PHMSA has a reputation for moving slowly on drafting rules, routinely receiving tongue-lashings from both Republicans and Democrats in congressional hearings for taking too long. It took more than 10 years to draft and enact rules stemming from a fatal blast in San Bruno, California. Some of those rules are still tied up in litigation.

In addition to the strict cost-benefit rules, environmental groups say the laws and regulations governing PHMSA’s rulemaking process offers opponents of their rules more ways to attack a new rule administratively even before filing court challenges.

The rule could also be undone by Congress and the White House using the Congressional Review Act process if Trump becomes president.

The act allows lawmakers to void rules after they’re finalized by the executive branch but only during a specific time frame, sometimes referred to as a look-back window.

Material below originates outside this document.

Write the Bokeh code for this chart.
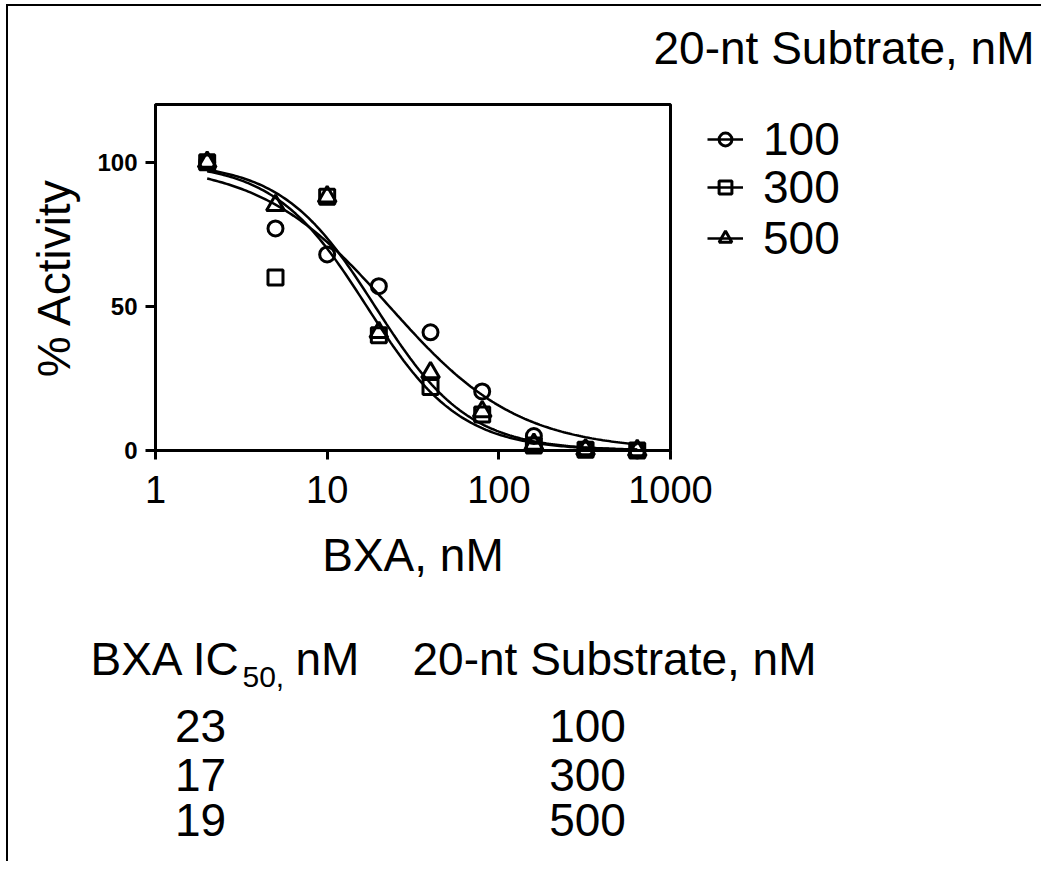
import numpy as np
from bokeh.plotting import figure
from bokeh.models import (Range1d, Legend, LegendItem, FixedTicker, NumeralTickFormatter,
                          LogAxis, LinearAxis, LogScale)
from bokeh.core.properties import value
from bokeh.embed import file_html
from bokeh.resources import INLINE

# ---------------- data ----------------
bxa_nM = [2, 5, 10, 20, 40, 80, 160, 320, 640]
act_100 = [100, 77, 68, 57, 41, 20.5, 5, 0.5, 0]
act_300 = [100, 60, 88, 40, 22, 12.5, 1.7, 0.3, 0]
act_500 = [100, 85, 88, 41, 27, 13.5, 2.2, 0.3, 0]
substrate_labels = ["100", "300", "500"]
ic50_nM = [23, 17, 19]          # fitted IC50 (from the table)
hill_slope = [1.15, 1.6, 1.6]   # estimated fit slopes
x_ticks = [1, 10, 100, 1000]
y_ticks = [0, 50, 100]
y_max = 120
title_text = "20-nt Subtrate, nM"
x_label = "BXA, nM"
y_label = "% Activity"
table_header_left = ("BXA IC", "50,", "nM")
table_header_right = "20-nt Substrate, nM"

# ---------------- layout (pixels) ----------------
FONT = "Liberation Sans"
W, H = 1041, 861
BOX_L, BOX_R, BOX_T, BOX_B = 155, 670, 104, 450
BASE_SHIFT = 0.41   # alphabetic-baseline correction (fraction of font size)

# page-pixel canvas; the chart box gets its own log/linear ranges mapped onto it
dpp = (np.log10(x_ticks[-1]) - np.log10(x_ticks[0])) / (BOX_R - BOX_L)
x_start = 10 ** (np.log10(x_ticks[0]) - BOX_L * dpp)
x_end = 10 ** (np.log10(x_ticks[-1]) + (W - BOX_R) * dpp)
upp = y_max / (BOX_B - BOX_T)
y_start = 0 - (H - BOX_B) * upp
y_end = y_max + BOX_T * upp

p = figure(width=W, height=H, x_range=Range1d(0, W), y_range=Range1d(0, H),
           x_axis_location=None, y_axis_location=None,
           output_backend="svg", toolbar_location=None,
           min_border=0, min_border_left=0, min_border_right=0,
           min_border_top=0, min_border_bottom=0,
           styles={"background": "linear-gradient(#000,#000) 6px 4px / 2px calc(100% - 4px) no-repeat, "
                                 "linear-gradient(#000,#000) 6px 4px / calc(100% - 6px) 2px no-repeat, #fff"})
p.grid.visible = False
p.outline_line_color = None
p.background_fill_color = None
p.border_fill_color = None
p.extra_x_ranges = {"bxa": Range1d(x_start, x_end)}
p.extra_x_scales = {"bxa": LogScale()}
p.extra_y_ranges = {"act": Range1d(y_start, y_end)}
R = dict(x_range_name="bxa", y_range_name="act")

# chart box
p.quad(left=[x_ticks[0]], right=[x_ticks[-1]], bottom=[0], top=[y_max],
       fill_color=None, line_color="black", line_width=3, **R)

# axes fixed at the box edges
xa = LogAxis(fixed_location=0, bounds=(x_ticks[0], x_ticks[-1]),
             ticker=FixedTicker(ticks=x_ticks), formatter=NumeralTickFormatter(format="0"), **R)
xa.minor_tick_line_color = None
xa.major_tick_in = 0
xa.major_tick_out = 9
xa.major_tick_line_width = 3
xa.axis_line_width = 3
xa.major_label_text_font = FONT
xa.major_label_text_font_size = "38px"
xa.major_label_text_color = "black"
xa.major_label_standoff = 16
p.add_layout(xa, "below")

ya = LinearAxis(fixed_location=x_ticks[0], bounds=(0, y_max),
                ticker=FixedTicker(ticks=y_ticks), **R)
ya.minor_tick_line_color = None
ya.major_tick_in = 0
ya.major_tick_out = 10
ya.major_tick_line_width = 3
ya.axis_line_width = 3
ya.major_label_text_font = FONT
ya.major_label_text_font_size = "24px"
ya.major_label_text_font_style = "bold"
ya.major_label_text_color = "black"
ya.major_label_standoff = 8
p.add_layout(ya, "left")

# data + fitted curves
series = [act_100, act_300, act_500]
markers = ["circle", "square", "triangle"]
msizes = [15, 15, 18]
row_centers = [139, 187, 238]
for vals, mk, ms, ic, h, lab, rc in zip(series, markers, msizes, ic50_nM, hill_slope,
                                        substrate_labels, row_centers):
    xc = np.logspace(np.log10(bxa_nM[0]), np.log10(bxa_nM[-1]), 200)
    yc = 100.0 / (1.0 + (xc / ic) ** h)
    lr = p.line(xc, yc, line_color="black", line_width=2.5, **R)
    sr = p.scatter(bxa_nM, vals, marker=mk, size=ms, fill_color=None,
                   line_color="black", line_width=3, **R)
    lg = Legend(items=[LegendItem(label=lab, renderers=[lr, sr])],
                location=(707, H - (rc + 27)), glyph_width=36, glyph_height=32,
                label_text_font=FONT, label_text_font_size="46px",
                label_text_color="black",
                label_standoff=20, spacing=0, padding=0, margin=0,
                border_line_color=None, background_fill_alpha=0)
    p.add_layout(lg)


def put(x, y, texts, size, align="left"):
    # y: page baseline position
    p.text(x=x, y=[H - (v - BASE_SHIFT * size) for v in y], text=texts,
           text_font=value(FONT), text_font_size=f"{size}px",
           text_align=align, text_baseline="alphabetic", text_color="black")


# titles / axis labels
put([1034], [66], [title_text], 46, align="right")
put([(BOX_L + BOX_R) / 2], [573], [x_label], 46, align="center")
p.text(x=[53], y=[H - (BOX_T + BOX_B) / 2], text=[y_label], angle=np.pi / 2,
       text_font=value(FONT), text_font_size="46px",
       text_align="center", text_baseline="middle", text_color="black")

# table
put([90], [677], [table_header_left[0]], 46)
put([242], [689], [table_header_left[1]], 30)
put([295], [677], [table_header_left[2]], 46)
put([412], [677], [table_header_right], 46)
row_y = [744, 793, 838]
put([200] * 3, row_y, [str(v) for v in ic50_nM], 46, align="center")
put([587] * 3, row_y, substrate_labels, 46, align="center")

open("out.html", "w").write(file_html(p, INLINE))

But supporters of the leak detection rule believe it would be impossible for PHMSA to get the rule out in time to protect it from the Congressional Review Act during a second Trump administration.

It would likely be easier, though, for a new administration to suspend the rule before it becomes effective and prevent it from taking effect. Backers of the rule want speedy passage to avoid the prospect of a Trump administration undoing it administratively.

Rules from PHMSA are more vulnerable than those at some other agencies to such administrative tactics. The agency’s rules allow at least 50 days for people or groups to seek administrative reconsideration. If the agency denies that, people or groups can file an administrative appeal.

“It’s time to complete the process,” said Erin Murphy, a senior attorney at the Environmental Defense Fund. “We think it’s essential that PHMSA moves quickly.”

Murphy noted that Congress had ordered that the rule be completed by 2021, though such mandates don’t have enforcement provisions.